This beautiful little village is situated on the west end of the county, on the Demossville and Knoxville turnpike, and is five miles from the Dry Ridge depot on the C. N. O. & T. P. R. R. [the Cincinnati, New Orleans, and Texas Pacific Railroad, a.k.a., the Southern] and is noted for its enterprising tobacco merchants and dry goods business.
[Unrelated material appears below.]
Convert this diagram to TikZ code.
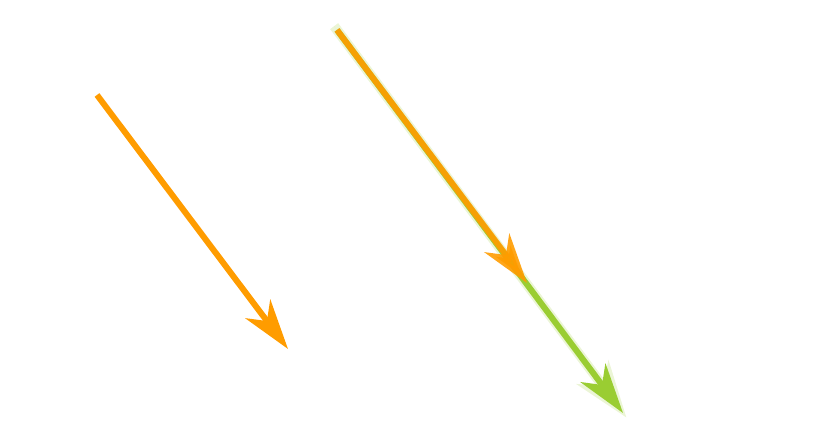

We have three dry goods and grocery stores, and drug stores, one hotel and bar room, one blacksmith shop, and one wagon maker’s shop, and a first class flour and saw mill combined, two churches, Eclectic Normal School taught by Prof. Brough of Williamstown, and a splendid Odd Fellows and Masonic Lodge, and we can excel any town in the country for good looking girls, and if the Bachelors of the best will come in our midst we will do all we can to procure them a rib, as we can sympathize with them.
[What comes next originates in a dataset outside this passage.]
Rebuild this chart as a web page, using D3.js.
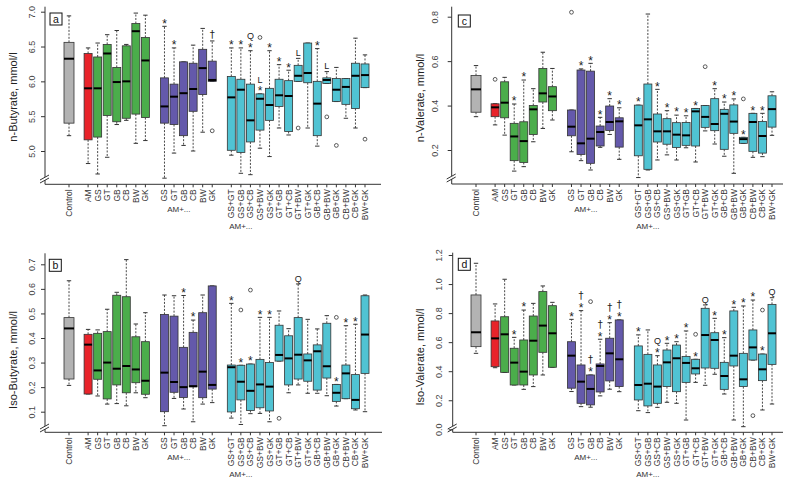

We noticed in the last weeks issue that one of them was out all night, and taking quinine to keep the matrimonial fever from taking an effect. W. M. Wilson, of Kansas City, brother of John Wilson, a type-setter on the Brooksville Democrat, is here representing a nursery in Dayton, Ohio, and is doing a good business soliciting orders for fruit trees.
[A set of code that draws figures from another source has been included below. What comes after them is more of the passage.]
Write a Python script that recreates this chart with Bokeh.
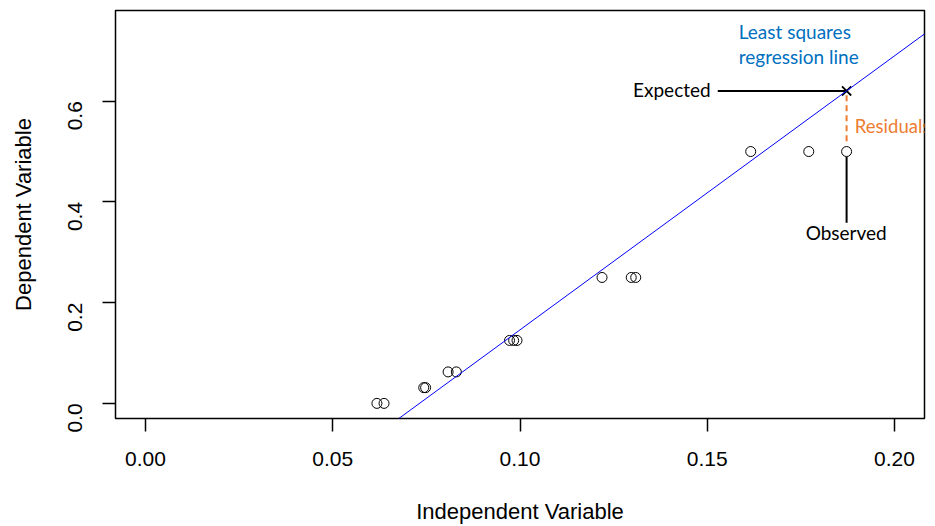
import math
from bokeh.plotting import figure
from bokeh.models import Range1d, FixedTicker, Label, Slope, NumeralTickFormatter
from bokeh.embed import file_html
from bokeh.resources import INLINE

# ---- data ----
x_obs = [0.0618, 0.0637, 0.0743, 0.0748, 0.0808, 0.0830, 0.0972, 0.0983, 0.0992,
         0.1219, 0.1297, 0.1309, 0.1616, 0.1771, 0.1872]
y_obs = [0.0, 0.0, 0.03125, 0.03125, 0.0625, 0.0625, 0.125, 0.125, 0.125,
         0.25, 0.25, 0.25, 0.5, 0.5, 0.5]
x_ticks = [0.00, 0.05, 0.10, 0.15, 0.20]
y_ticks = [0.0, 0.2, 0.4, 0.6]
fit_slope = 5.44
fit_intercept = -0.398
x_sel = 0.1872          # highlighted observation
y_sel_obs = 0.5
y_sel_exp = fit_slope * x_sel + fit_intercept

LABEL_FONT = "Lato"
AXIS_FONT = "Liberation Sans"

p = figure(width=935, height=526, output_backend="svg", toolbar_location=None,
           x_range=Range1d(-0.008, 0.208), y_range=Range1d(-0.03, 0.78),
           min_border_left=115, min_border_right=11, min_border_top=10, min_border_bottom=106)
p.grid.visible = False
p.outline_line_color = "black"
p.outline_line_width = 1.5
p.background_fill_color = "white"
p.border_fill_color = "white"

for ax in (p.xaxis[0], p.yaxis[0]):
    ax.axis_line_color = None
    ax.major_tick_line_color = "black"
    ax.major_tick_line_width = 1.5
    ax.minor_tick_line_color = None
    ax.major_tick_in = 0
    ax.major_label_text_font = AXIS_FONT
    ax.major_label_text_font_size = "21px"
    ax.major_label_text_color = "black"
    ax.axis_label_text_font = AXIS_FONT
    ax.axis_label_text_font_size = "22px"
    ax.axis_label_text_font_style = "normal"
    ax.axis_label_text_color = "black"

p.xaxis.ticker = FixedTicker(ticks=x_ticks)
p.yaxis.ticker = FixedTicker(ticks=y_ticks)
p.xaxis.formatter = NumeralTickFormatter(format="0.00")
p.yaxis.formatter = NumeralTickFormatter(format="0.0")
p.xaxis.axis_label = "Independent Variable"
p.yaxis.axis_label = "Dependent Variable"
p.xaxis.major_tick_out = 13
p.yaxis.major_tick_out = 13
p.xaxis.major_label_standoff = 20
p.xaxis.axis_label_standoff = 30
p.yaxis.major_label_orientation = math.pi / 2
p.yaxis.major_label_standoff = 27
p.yaxis.axis_label_standoff = 23

# regression line
p.add_layout(Slope(gradient=fit_slope, y_intercept=fit_intercept,
                   line_color="#0000FF", line_width=1))

# observations
p.scatter(x_obs, y_obs, marker="circle", size=10, fill_color=None,
          line_color="black", line_width=1)

# expected point
p.scatter([x_sel], [y_sel_exp], marker="x", size=13, line_color="black", line_width=1.8)

# pointer to expected
p.line([0.1528, x_sel], [y_sel_exp, y_sel_exp], line_color="black", line_width=2)
# residual
p.line([x_sel, x_sel], [0.6118, 0.5168], line_color="#ED7D31", line_width=2, line_dash="6 4")
# pointer to observed
p.line([x_sel, x_sel], [0.4891, 0.3586], line_color="black", line_width=2)

def lab(text, x, y, color, align="left", size="19px"):
    p.add_layout(Label(x=x, y=y, text=text, text_color=color, text_font=LABEL_FONT,
                       text_font_size=size, text_align=align, text_baseline="alphabetic"))

lab("Least squares", 0.1584, 0.7379, "#0070C0")
lab("regression line", 0.1584, 0.6885, "#0070C0")
lab("Expected", 0.1509, 0.6224, "black", "right")
lab("Residuals", 0.1894, 0.5500, "#ED7D31", size="18.5px")
lab("Observed", 0.1871, 0.3390, "black", "center")

open("out.html", "w").write(file_html(p, INLINE))
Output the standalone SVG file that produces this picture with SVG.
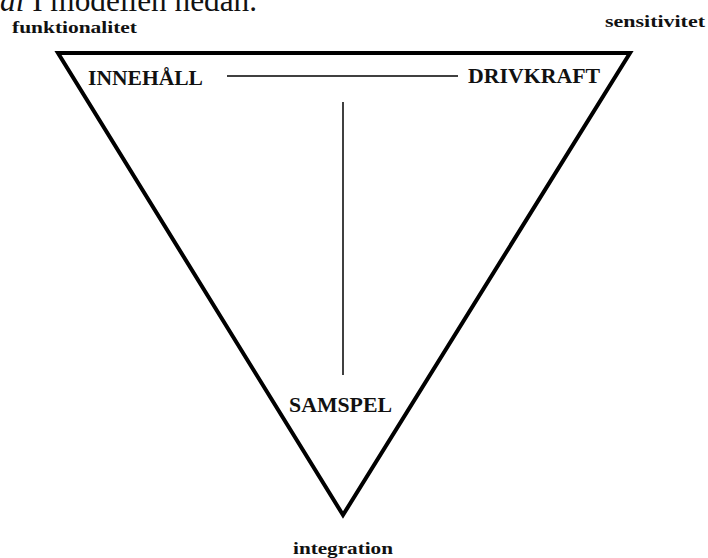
<svg xmlns="http://www.w3.org/2000/svg" width="708" height="558" viewBox="0 0 708 558">
<style>
.lbl{font-family:"Liberation Serif","Times New Roman",serif;font-weight:bold;fill:#111}
.big{font-size:21px}
.small{font-size:17px}
.top{font-family:"Liberation Serif","Times New Roman",serif;font-size:31px;fill:#111}
</style>
<rect width="708" height="558" fill="#fff"/>
<text class="top" x="0" y="11" textLength="257" lengthAdjust="spacingAndGlyphs"><tspan font-style="italic">al</tspan> I modellen nedan.</text>
<g id="triangle">
<polygon points="58,53 630,53 343,515" fill="none" stroke="#000" stroke-width="4" stroke-linejoin="miter"/>
</g>
<g id="connectors" stroke="#000" stroke-width="1.5">
<line x1="227" y1="76" x2="458" y2="76"/>
<line x1="343" y1="102" x2="343" y2="375"/>
</g>
<g id="funktionalitet"><text class="lbl small" x="12" y="33" textLength="125" lengthAdjust="spacingAndGlyphs">funktionalitet</text></g>
<g id="sensitivitet"><text class="lbl small" x="605" y="27" textLength="100" lengthAdjust="spacingAndGlyphs">sensitivitet</text></g>
<g id="integration"><text class="lbl small" x="293" y="554" textLength="100" lengthAdjust="spacingAndGlyphs">integration</text></g>
<g id="innehall"><text class="lbl big" x="88" y="85" textLength="115" lengthAdjust="spacingAndGlyphs">INNEHÅLL</text></g>
<g id="drivkraft"><text class="lbl big" x="468" y="83" textLength="132" lengthAdjust="spacingAndGlyphs">DRIVKRAFT</text></g>
<g id="samspel"><text class="lbl big" x="289" y="412" textLength="103" lengthAdjust="spacingAndGlyphs">SAMSPEL</text></g>
</svg>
Renters in this vicinity have to pay half of the crops they raise and furnish their own teams and farm implements, and this is the cause so many have to be returned delinquent in paying taxes. They say they can’t hardly make a living besides paying taxes, and is one reason why our county is so involved in debt on account of tenants having to pay much high rents that they are not able to pay their taxes.